By Kit Condill (REEES Librarian, University Library)
Despite the COVID-19 pandemic’s wide-ranging effects on academic year 2020-2021, the University Library has continued to make major REEES acquisitions in print and electronic formats, across a variety of disciplines. For example, Library users now have access to Brill's new Bibliography of the history and archaeology of Eastern Europe in the Middle Ages, an ambitious and highly-multilingual database of scholarship on the twenty countries situated between the Alps and the Urals, covering the time period from 500 to 1250 C.E. Twenty-four percent of the entries in the database are for Russian-language works, followed by English (12%), German (10%), Polish (9%), Bulgarian (9%), Hungarian (7%), Czech (5%), Romanian (4%), French (4%), and other languages, for a total of over 60,000 entries dating from the late 18th century to the present.

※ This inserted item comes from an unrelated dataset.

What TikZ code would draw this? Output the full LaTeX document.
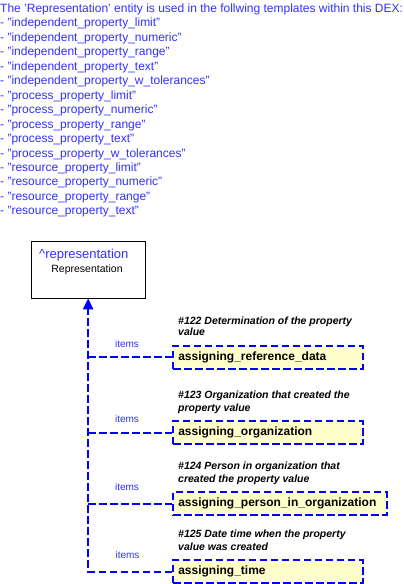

Given the international geopolitical situation, the Library also now subscribes to East View’s Universal Database of Russian Military and Security Periodicals, which provides access to the searchable full text of over 80 Russian- and English-language journals on military topics dating back as far as 1992. For historians, gender studies scholars, and others, the searchable full text of every issue of the Soviet propaganda publication Soviet Woman (1945-1991) and the long-running Russian newspaper Gudok (1918-2019) are now also available through East View. And the Library has continued its subscription to the world’s largest Russian-language database, Integrum, which provides full-text access to millions of documents from Russian news services, the popular press, and websites from across the former Soviet Union via its Artefact interface.
Finally, over the course of the spring semester East View will be rolling out its new multilingual Jewish Studies Research Collection, which includes the searchable full text of the personal dossiers of Jewish emigrants from Soviet Ukraine (1926-1930), archival materials relating to Ukrainian Jewish charitable societies (1857-1929), nearly 18,000 pages of materials from the Kyiv chapter of the Russian Empire’s Society for the Propagation of Education among Jews (1850-1919), and much more. The University of Illinois Library was the first in the country to purchase this important new research tool.
Kit Condill is a Russian, East European, and Eurasian Studies Librarian at the University Library at the University of Illinois Urbana-Champaign.